> **EXERCISE**: Write out the entries below exactly, starting at the first line and stopping after the line that contains "200, 300, 400];"; skip all pictures.

+ + + +

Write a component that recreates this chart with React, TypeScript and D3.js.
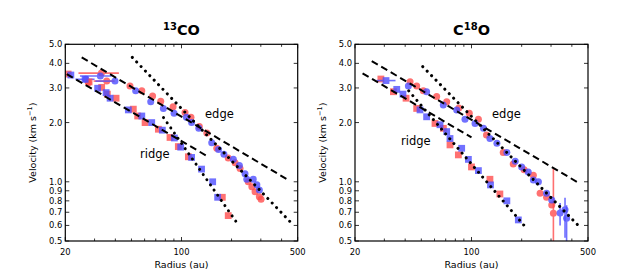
import React from "react";
import * as d3 from "d3";

// [radius au, velocity km/s, optional xlo, xhi, ylo, yhi]
type Pt = number[];

const yTicks = [0.5, 0.6, 0.7, 0.8, 0.9, 1.0, 2.0, 3.0, 4.0, 5.0];
const xTicksMajor = [20, 100, 500];
const xTicksMinor = [30, 40, 50, 60, 70, 80, 90, 200, 300, 400];

// 13CO
const co13EdgeRed: Pt[] = [
  [33, 3.57, 24, 42], [35.5, 3.25, 29.6, 39.6], [27.5, 3.19], [49, 3.07], [57.7, 2.9],
  [67, 2.73], [75, 2.57], [89, 2.41], [105, 2.25], [114, 2.13], [128, 1.91], [142, 1.77],
  [163, 1.48], [191, 1.32], [210, 1.25], [225, 1.17], [252, 1.0], [265, 0.944],
  [277, 0.89], [294, 0.84], [301, 0.815],
];
const co13EdgeBlue: Pt[] = [
  [32.5, 3.45, 24.5, 38], [39.8, 3.25, 30.3, 41.5], [26.6, 3.32, 23, 30], [53, 2.9],
  [65.3, 2.55], [77.8, 2.36], [90.2, 2.23], [107, 2.13], [115, 2.0], [127, 1.87],
  [152, 1.58], [167, 1.46], [180, 1.38], [205, 1.3], [223, 1.21], [241, 1.1],
  [247, 1.03], [270, 1.03], [284, 0.965], [294, 0.908],
];
const co13RidgeRed: Pt[] = [
  [20.8, 3.53], [27.8, 3.22], [33.1, 3.02], [35.8, 2.79], [40.4, 2.66], [51.3, 2.34],
  [54.5, 2.16], [60.4, 2.0], [72.6, 1.85], [85.3, 1.68], [95.7, 1.51], [110, 1.34],
  [176, 0.834], [191, 0.673],
];
const co13RidgeBlue: Pt[] = [
  [21.6, 3.49], [26.3, 3.32], [31.3, 2.99], [35.2, 2.84], [37.2, 2.66], [47.9, 2.32],
  [57.7, 2.16], [66.2, 2.0], [76.7, 1.83], [90.6, 1.67], [98.9, 1.5], [115, 1.33],
  [132, 1.16], [154, 1.0], [165, 0.834],
];
const co13Dashed = [
  [[25.1, 4.29], [440, 1.02]],
  [[20.4, 3.53], [145, 1.34]],
];
const co13Dotted = [
  [[50.6, 4.29], [450, 0.627]],
  [[78, 2.12], [215, 0.62]],
];

// C18O
const c18oEdgeRed: Pt[] = [
  [42.8, 3.23], [46.9, 3.07], [51.4, 2.9], [61.8, 2.71], [71, 2.55], [84, 2.37],
  [97, 2.23], [110, 2.08], [123, 1.73], [155, 1.41], [178, 1.23], [207, 1.15],
  [235, 1.08], [258, 0.875], [282, 0.834], [303, 0.762], [310, 0.692, 0, 0, 0.3, 1.17],
];
const c18oEdgeBlue: Pt[] = [
  [41.8, 3.07], [53.8, 2.87], [67.7, 2.46], [81.5, 2.32], [91.4, 2.08], [105, 1.98],
  [118, 1.87], [129, 1.66], [142, 1.57], [163, 1.41], [183, 1.27], [200, 1.19],
  [219, 1.12], [235, 1.02], [252, 1.0], [282, 0.875], [303, 0.807],
  [340, 0.694, 0, 0, 0.6, 0.78], [364, 0.72, 0, 0, 0.52, 0.83], [372, 0.652, 0, 0, 0.4, 0.76],
];
const c18oRidgeRed: Pt[] = [
  [28.6, 3.33], [34, 2.87], [40.5, 2.66], [46.9, 2.36], [60.4, 1.98], [67.8, 1.87],
  [74.3, 1.54], [83.4, 1.37], [100, 1.19], [129, 1.03], [148, 0.867],
];
const c18oRidgeBlue: Pt[] = [
  [30.7, 3.27, 27, 35], [35.6, 2.95], [38.8, 2.79], [49.1, 2.32], [53.8, 2.14], [64.7, 1.95],
  [71, 1.8], [74.3, 1.66], [87.3, 1.48], [95.8, 1.3], [110, 1.14], [130, 0.964],
  [163, 0.8], [191, 0.64],
];
const c18oDashed = [
  [[25.2, 4.11], [437, 0.99]],
  [[22.2, 3.56], [100, 1.68]],
];
const c18oDotted = [
  [[51, 3.85], [437, 0.6]],
  [[42, 2.9], [214, 0.58]],
];

const W = 634;
const H = 276;
const RED = "#ff4d4d";
const BLUE = "#4d4dff";
const font = "DejaVu Sans, sans-serif";
const Y0 = 44.3;
const Y1 = 241;

function Panel(props: any) {
  const { x0, x1, title, edge, ridge, sets, dashed, dotted, ylabX } = props;
  const x = d3.scaleLog().domain([20, 500]).range([x0, x1]);
  const y = d3.scaleLog().domain([0.5, 5]).range([Y1, Y0]);
  const line = d3
    .line<number[]>()
    .x(d => x(d[0]))
    .y(d => y(d[1]));
  const cx = (x0 + x1) / 2;

  const marks = (pts: Pt[], color: string, shape: string, key: string) =>
    pts.map((p, i) => (
      <g key={key + i} fill={color} stroke={color} opacity={0.8}>
        {p[2] ? (
          <line x1={x(p[2])} x2={x(p[3])} y1={y(p[1])} y2={y(p[1])} strokeWidth={1.6} />
        ) : null}
        {p[4] ? (
          <line x1={x(p[0])} x2={x(p[0])} y1={y(Math.max(p[4], 0.45))} y2={y(p[5])} strokeWidth={1.6} />
        ) : null}
        {shape === "o" ? (
          <circle cx={x(p[0])} cy={y(p[1])} r={3.5} stroke="none" />
        ) : (
          <rect x={x(p[0]) - 3.4} y={y(p[1]) - 3.4} width={6.8} height={6.8} stroke="none" />
        )}
      </g>
    ));

  return (
    <g>
      <defs>
        <clipPath id={"clip" + x0}>
          <rect x={x0} y={Y0} width={x1 - x0} height={Y1 - Y0} />
        </clipPath>
      </defs>
      <text x={cx} y={35} textAnchor="middle" fontFamily={font} fontWeight="bold" fontSize={14.5}>
        {title}
      </text>
      <g clipPath={`url(#clip${x0})`}>
        {marks(sets[0], RED, "o", "er")}
        {marks(sets[1], BLUE, "o", "eb")}
        {marks(sets[2], RED, "s", "rr")}
        {marks(sets[3], BLUE, "s", "rb")}
        {dashed.map((d: number[][], i: number) => (
          <path key={"d" + i} d={line(d) || ""} stroke="#000" strokeWidth={2} strokeDasharray="7,4" fill="none" />
        ))}
        {dotted.map((d: number[][], i: number) => (
          <path
            key={"t" + i}
            d={line(d) || ""}
            stroke="#000"
            strokeWidth={3}
            strokeLinecap="round"
            strokeDasharray="0.01,6.3"
            fill="none"
          />
        ))}
      </g>
      <text x={edge[0]} y={edge[1]} fontFamily={font} fontSize={11.5}>edge</text>
      <text x={ridge[0]} y={ridge[1]} fontFamily={font} fontSize={11.5}>ridge</text>

      {yTicks.map(t => (
        <g key={"y" + t}>
          <line x1={x0} x2={x0 + 4} y1={y(t)} y2={y(t)} stroke="#000" strokeWidth={0.8} />
          <line x1={x1} x2={x1 - 4} y1={y(t)} y2={y(t)} stroke="#000" strokeWidth={0.8} />
          <text x={x0 - 3} y={y(t) + 3} textAnchor="end" fontFamily={font} fontSize={8.4}>
            {t.toFixed(1)}
          </text>
        </g>
      ))}
      {xTicksMajor.map(t => (
        <g key={"xm" + t}>
          <line x1={x(t)} x2={x(t)} y1={Y1} y2={Y1 - 4} stroke="#000" strokeWidth={0.8} />
          <line x1={x(t)} x2={x(t)} y1={Y0} y2={Y0 + 4} stroke="#000" strokeWidth={0.8} />
          <text x={x(t)} y={255} textAnchor="middle" fontFamily={font} fontSize={8.4}>
            {t}
          </text>
        </g>
      ))}
      {xTicksMinor.map(t => (
        <g key={"xn" + t}>
          <line x1={x(t)} x2={x(t)} y1={Y1} y2={Y1 - 2.5} stroke="#000" strokeWidth={0.8} />
          <line x1={x(t)} x2={x(t)} y1={Y0} y2={Y0 + 2.5} stroke="#000" strokeWidth={0.8} />
        </g>
      ))}
      <rect x={x0} y={Y0} width={x1 - x0} height={Y1 - Y0} fill="none" stroke="#000" strokeWidth={1.2} />
      <text x={cx} y={268} textAnchor="middle" fontFamily={font} fontSize={9.5}>
        Radius (au)
      </text>
      <text
        transform={`translate(${ylabX},${(Y0 + Y1) / 2}) rotate(-90)`}
        textAnchor="middle"
        fontFamily={font}
        fontSize={9.5}
      >
        Velocity (km s<tspan dy={-4} fontSize={6.5}>−1</tspan>
        <tspan dy={4}>)</tspan>
      </text>
    </g>
  );
}

export default function App() {
  return (
    <svg width={W} height={H} style={{ position: "absolute", left: 0, top: 0, background: "#fff" }}>
      <Panel
        x0={65.3}
        x1={297.7}
        ylabX={36}
        title={
          <>
            <tspan fontSize={10} dy={-5}>13</tspan>
            <tspan dy={5}>CO</tspan>
          </>
        }
        edge={[205, 118]}
        ridge={[140, 158]}
        sets={[co13EdgeRed, co13EdgeBlue, co13RidgeRed, co13RidgeBlue]}
        dashed={co13Dashed}
        dotted={co13Dotted}
      />
      <Panel
        x0={355}
        x1={588}
        ylabX={326}
        title={
          <>
            C<tspan fontSize={10} dy={-5}>18</tspan>
            <tspan dy={5}>O</tspan>
          </>
        }
        edge={[492, 118]}
        ridge={[401, 145]}
        sets={[c18oEdgeRed, c18oEdgeBlue, c18oRidgeRed, c18oRidgeBlue]}
        dashed={c18oDashed}
        dotted={c18oDotted}
      />
    </svg>
  );
}
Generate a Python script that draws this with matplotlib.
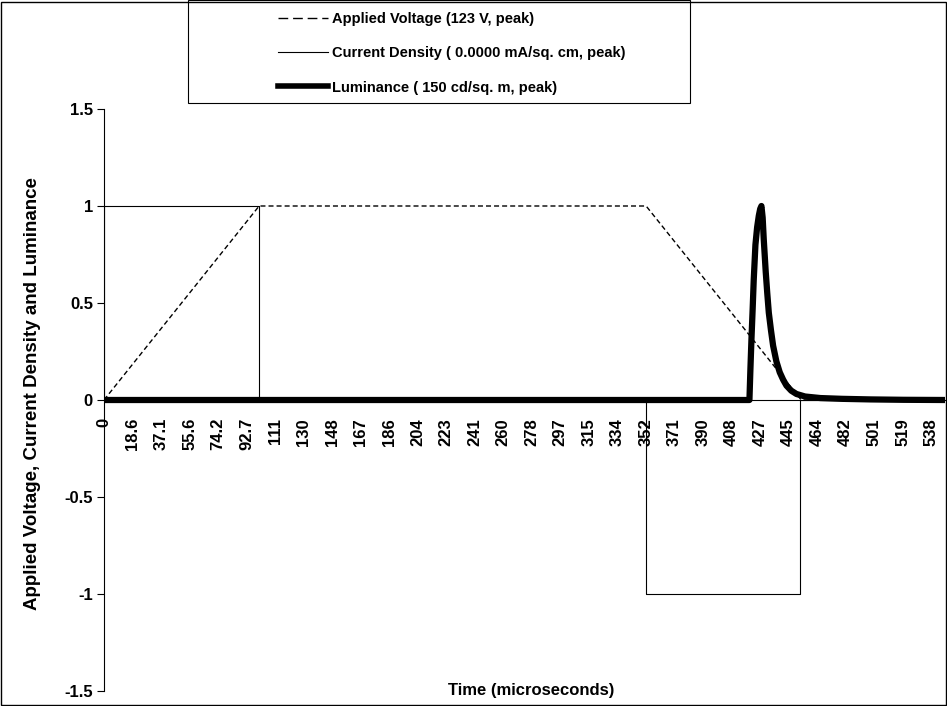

+ + + +

> **FINAL ANSWER**:
Write a component that recreates this chart with React, TypeScript and D3.js.
import React from "react";
import * as d3 from "d3";

// [radius au, velocity km/s, optional xlo, xhi, ylo, yhi]
type Pt = number[];

const yTicks = [0.5, 0.6, 0.7, 0.8, 0.9, 1.0, 2.0, 3.0, 4.0, 5.0];
const xTicksMajor = [20, 100, 500];
const xTicksMinor = [30, 40, 50, 60, 70, 80, 90, 200, 300, 400];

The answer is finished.